**Input records**
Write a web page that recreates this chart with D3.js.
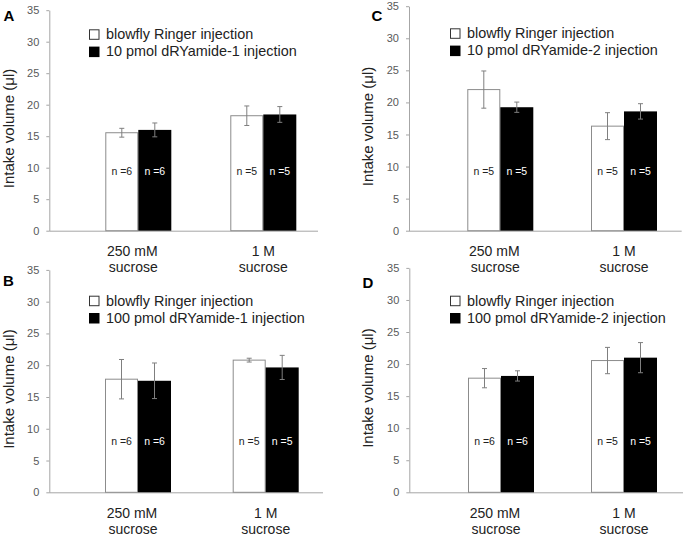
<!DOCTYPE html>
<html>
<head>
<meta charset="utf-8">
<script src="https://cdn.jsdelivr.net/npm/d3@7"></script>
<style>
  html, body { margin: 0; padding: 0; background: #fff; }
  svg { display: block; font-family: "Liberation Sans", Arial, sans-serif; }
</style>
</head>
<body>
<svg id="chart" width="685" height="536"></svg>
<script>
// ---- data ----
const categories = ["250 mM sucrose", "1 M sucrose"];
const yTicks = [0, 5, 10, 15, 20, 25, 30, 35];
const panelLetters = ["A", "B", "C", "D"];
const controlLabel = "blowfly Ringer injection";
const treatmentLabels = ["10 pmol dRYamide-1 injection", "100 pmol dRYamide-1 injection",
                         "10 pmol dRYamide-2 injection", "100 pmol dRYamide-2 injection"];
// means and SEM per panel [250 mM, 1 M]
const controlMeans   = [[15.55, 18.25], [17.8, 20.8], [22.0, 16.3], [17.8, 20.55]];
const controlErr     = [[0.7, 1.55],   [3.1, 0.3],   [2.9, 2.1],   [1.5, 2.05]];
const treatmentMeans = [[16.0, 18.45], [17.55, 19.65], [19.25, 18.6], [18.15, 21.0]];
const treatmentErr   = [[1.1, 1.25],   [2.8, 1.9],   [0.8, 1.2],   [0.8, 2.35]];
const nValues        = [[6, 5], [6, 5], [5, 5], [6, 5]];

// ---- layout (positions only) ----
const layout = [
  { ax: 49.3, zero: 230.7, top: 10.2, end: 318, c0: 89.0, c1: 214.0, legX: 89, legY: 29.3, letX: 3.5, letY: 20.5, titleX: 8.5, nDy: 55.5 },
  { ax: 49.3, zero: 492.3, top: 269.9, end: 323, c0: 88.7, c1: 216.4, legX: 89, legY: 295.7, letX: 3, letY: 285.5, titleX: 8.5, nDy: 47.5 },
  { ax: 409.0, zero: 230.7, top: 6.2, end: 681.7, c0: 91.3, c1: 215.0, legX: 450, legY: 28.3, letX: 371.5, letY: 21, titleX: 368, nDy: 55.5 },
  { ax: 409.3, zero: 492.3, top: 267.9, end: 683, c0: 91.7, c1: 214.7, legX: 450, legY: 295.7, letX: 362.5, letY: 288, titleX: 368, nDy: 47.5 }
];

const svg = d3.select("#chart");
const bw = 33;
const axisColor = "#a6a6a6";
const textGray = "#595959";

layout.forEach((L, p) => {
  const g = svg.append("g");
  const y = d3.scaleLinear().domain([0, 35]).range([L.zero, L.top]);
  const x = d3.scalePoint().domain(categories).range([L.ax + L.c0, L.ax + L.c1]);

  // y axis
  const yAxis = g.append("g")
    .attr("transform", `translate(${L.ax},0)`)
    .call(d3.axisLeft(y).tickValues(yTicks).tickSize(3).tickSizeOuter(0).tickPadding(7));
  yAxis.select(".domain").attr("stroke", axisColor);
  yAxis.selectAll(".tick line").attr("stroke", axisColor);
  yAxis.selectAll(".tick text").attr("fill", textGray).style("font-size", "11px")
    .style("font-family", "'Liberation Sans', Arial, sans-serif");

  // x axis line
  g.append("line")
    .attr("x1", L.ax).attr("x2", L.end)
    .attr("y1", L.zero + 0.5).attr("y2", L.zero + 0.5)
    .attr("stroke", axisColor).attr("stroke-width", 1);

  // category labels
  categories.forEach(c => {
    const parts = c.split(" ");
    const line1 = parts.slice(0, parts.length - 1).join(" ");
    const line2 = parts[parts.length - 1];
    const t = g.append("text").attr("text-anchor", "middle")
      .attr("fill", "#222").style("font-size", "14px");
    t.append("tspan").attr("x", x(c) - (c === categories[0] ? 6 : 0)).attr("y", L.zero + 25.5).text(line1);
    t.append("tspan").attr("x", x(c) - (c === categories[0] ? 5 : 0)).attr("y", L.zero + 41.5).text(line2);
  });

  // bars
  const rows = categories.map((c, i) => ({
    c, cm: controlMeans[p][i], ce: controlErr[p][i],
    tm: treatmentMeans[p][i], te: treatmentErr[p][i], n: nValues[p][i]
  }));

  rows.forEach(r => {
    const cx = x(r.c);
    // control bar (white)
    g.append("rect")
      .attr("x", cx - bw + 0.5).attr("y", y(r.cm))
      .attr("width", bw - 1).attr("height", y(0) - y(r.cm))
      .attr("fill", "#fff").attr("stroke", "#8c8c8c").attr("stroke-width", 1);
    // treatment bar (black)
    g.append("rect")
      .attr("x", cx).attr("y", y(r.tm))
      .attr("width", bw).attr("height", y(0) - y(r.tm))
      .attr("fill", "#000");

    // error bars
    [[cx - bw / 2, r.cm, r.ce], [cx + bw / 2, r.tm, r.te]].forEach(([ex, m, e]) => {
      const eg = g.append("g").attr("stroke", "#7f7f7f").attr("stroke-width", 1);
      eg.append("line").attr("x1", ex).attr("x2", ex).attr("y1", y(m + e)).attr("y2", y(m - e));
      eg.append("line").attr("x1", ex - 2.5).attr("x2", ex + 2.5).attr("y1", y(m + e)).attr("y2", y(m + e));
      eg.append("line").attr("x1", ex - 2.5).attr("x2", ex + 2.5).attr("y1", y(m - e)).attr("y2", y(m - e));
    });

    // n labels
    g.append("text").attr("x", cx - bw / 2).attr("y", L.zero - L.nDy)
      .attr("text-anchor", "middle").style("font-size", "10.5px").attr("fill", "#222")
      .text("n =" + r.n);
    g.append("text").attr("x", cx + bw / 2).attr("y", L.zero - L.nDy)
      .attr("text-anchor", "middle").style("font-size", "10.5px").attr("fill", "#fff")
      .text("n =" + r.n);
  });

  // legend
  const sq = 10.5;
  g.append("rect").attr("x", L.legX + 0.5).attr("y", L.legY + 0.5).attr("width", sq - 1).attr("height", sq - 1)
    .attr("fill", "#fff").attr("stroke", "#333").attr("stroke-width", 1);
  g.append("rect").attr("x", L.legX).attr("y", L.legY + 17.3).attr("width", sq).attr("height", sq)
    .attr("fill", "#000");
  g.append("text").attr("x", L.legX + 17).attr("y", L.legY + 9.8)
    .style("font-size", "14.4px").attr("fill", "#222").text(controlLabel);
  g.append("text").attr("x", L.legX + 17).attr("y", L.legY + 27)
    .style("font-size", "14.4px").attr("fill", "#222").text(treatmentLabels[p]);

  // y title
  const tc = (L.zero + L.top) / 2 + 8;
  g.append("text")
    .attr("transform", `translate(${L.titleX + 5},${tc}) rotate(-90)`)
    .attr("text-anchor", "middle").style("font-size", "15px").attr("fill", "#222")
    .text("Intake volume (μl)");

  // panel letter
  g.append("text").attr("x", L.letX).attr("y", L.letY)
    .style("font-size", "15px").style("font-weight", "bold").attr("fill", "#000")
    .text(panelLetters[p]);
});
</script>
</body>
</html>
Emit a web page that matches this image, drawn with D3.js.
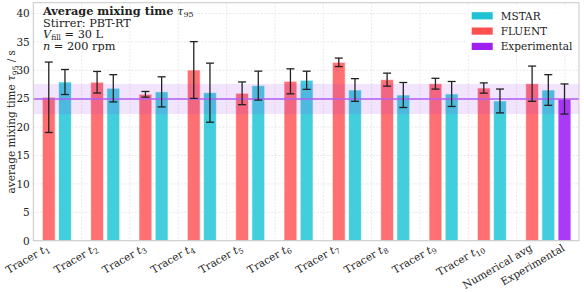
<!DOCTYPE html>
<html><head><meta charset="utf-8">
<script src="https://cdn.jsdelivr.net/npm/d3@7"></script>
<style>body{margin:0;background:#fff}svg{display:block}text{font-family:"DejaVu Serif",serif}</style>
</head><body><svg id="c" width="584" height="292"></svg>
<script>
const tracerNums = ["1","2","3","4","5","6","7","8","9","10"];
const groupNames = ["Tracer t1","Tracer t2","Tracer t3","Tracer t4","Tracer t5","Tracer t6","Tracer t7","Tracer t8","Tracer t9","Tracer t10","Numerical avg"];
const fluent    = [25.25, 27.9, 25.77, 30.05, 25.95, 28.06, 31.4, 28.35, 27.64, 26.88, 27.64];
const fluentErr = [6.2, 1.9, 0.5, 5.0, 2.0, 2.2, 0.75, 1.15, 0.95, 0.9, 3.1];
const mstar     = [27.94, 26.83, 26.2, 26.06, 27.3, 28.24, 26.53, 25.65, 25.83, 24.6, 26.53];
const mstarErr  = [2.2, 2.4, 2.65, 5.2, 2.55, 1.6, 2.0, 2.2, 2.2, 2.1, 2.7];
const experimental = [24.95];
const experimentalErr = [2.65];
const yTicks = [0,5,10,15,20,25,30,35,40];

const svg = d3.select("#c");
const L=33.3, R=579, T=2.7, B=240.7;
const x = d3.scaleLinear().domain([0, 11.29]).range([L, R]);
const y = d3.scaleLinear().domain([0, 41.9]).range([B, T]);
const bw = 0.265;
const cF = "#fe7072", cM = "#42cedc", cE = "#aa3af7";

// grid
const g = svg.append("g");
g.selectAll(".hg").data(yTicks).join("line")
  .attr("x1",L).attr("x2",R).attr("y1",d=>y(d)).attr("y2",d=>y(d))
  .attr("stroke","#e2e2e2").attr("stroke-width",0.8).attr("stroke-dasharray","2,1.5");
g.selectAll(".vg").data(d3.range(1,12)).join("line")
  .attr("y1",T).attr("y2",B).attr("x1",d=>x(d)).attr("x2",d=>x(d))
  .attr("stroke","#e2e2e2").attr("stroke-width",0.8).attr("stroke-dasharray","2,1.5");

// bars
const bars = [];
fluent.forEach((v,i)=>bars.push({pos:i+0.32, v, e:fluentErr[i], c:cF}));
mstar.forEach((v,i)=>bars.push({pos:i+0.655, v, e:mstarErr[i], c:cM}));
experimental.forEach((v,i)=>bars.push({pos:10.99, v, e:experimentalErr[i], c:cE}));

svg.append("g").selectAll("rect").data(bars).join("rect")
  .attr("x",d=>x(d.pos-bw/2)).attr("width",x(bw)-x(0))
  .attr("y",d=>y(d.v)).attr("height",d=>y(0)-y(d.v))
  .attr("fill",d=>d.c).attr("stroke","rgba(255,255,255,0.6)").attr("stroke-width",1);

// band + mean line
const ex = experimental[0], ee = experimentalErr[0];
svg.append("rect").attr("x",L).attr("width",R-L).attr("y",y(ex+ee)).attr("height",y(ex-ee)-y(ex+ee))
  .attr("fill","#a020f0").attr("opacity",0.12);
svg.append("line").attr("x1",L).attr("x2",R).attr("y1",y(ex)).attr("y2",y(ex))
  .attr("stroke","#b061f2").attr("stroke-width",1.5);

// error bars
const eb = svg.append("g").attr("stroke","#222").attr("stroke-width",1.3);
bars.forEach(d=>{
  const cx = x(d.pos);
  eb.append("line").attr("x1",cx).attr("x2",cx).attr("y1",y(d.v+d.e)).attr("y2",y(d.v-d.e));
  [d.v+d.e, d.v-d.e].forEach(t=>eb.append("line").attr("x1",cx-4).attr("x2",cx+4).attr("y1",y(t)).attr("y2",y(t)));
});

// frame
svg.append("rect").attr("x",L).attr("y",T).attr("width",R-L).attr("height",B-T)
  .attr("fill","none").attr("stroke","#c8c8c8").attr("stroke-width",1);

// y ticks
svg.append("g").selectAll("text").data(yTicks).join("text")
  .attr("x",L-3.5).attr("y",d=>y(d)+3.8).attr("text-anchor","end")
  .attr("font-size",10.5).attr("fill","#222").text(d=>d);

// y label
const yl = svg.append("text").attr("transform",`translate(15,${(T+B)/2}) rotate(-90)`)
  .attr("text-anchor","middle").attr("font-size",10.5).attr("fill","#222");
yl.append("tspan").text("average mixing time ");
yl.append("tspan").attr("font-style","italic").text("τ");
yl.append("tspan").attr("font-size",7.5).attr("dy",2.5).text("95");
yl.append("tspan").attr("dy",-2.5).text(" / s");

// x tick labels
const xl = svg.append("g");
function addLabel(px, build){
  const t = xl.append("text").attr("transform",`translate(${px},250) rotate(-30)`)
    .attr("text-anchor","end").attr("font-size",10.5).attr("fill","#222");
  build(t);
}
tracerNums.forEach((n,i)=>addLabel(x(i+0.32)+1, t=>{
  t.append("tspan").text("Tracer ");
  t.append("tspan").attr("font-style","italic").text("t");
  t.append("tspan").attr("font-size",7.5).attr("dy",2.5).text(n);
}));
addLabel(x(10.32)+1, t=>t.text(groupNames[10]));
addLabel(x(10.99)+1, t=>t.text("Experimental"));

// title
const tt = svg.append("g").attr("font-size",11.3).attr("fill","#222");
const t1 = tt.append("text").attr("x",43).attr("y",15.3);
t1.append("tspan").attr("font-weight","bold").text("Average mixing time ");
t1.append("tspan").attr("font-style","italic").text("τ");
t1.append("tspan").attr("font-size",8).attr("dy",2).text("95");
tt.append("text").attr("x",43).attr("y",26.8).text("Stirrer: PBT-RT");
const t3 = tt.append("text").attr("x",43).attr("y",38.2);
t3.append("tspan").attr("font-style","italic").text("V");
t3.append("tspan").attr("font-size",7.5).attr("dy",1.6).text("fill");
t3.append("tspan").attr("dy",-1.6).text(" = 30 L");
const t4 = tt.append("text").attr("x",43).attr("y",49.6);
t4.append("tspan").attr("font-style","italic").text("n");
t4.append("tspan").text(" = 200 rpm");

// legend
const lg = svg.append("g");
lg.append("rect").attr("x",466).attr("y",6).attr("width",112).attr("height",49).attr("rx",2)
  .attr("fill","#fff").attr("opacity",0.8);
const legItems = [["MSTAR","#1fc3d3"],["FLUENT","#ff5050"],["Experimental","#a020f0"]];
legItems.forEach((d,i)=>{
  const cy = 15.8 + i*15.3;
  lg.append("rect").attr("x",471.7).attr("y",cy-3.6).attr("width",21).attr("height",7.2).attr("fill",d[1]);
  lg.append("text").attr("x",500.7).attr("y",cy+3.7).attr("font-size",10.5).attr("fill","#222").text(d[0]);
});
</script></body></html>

**Task to carry out**
Pictures excluded, repeat exactly the lines from the top of the material through the line with "5], [5, 5], [6, 5]];", including both of those lines.

**Completed exercise**
Write a web page that recreates this chart with D3.js.
<!DOCTYPE html>
<html>
<head>
<meta charset="utf-8">
<script src="https://cdn.jsdelivr.net/npm/d3@7"></script>
<style>
  html, body { margin: 0; padding: 0; background: #fff; }
  svg { display: block; font-family: "Liberation Sans", Arial, sans-serif; }
</style>
</head>
<body>
<svg id="chart" width="685" height="536"></svg>
<script>
// ---- data ----
const categories = ["250 mM sucrose", "1 M sucrose"];
const yTicks = [0, 5, 10, 15, 20, 25, 30, 35];
const panelLetters = ["A", "B", "C", "D"];
const controlLabel = "blowfly Ringer injection";
const treatmentLabels = ["10 pmol dRYamide-1 injection", "100 pmol dRYamide-1 injection",
                         "10 pmol dRYamide-2 injection", "100 pmol dRYamide-2 injection"];
// means and SEM per panel [250 mM, 1 M]
const controlMeans   = [[15.55, 18.25], [17.8, 20.8], [22.0, 16.3], [17.8, 20.55]];
const controlErr     = [[0.7, 1.55],   [3.1, 0.3],   [2.9, 2.1],   [1.5, 2.05]];
const treatmentMeans = [[16.0, 18.45], [17.55, 19.65], [19.25, 18.6], [18.15, 21.0]];
const treatmentErr   = [[1.1, 1.25],   [2.8, 1.9],   [0.8, 1.2],   [0.8, 2.35]];
const nValues        = [[6, 5], [6, 5], [5, 5], [6, 5]];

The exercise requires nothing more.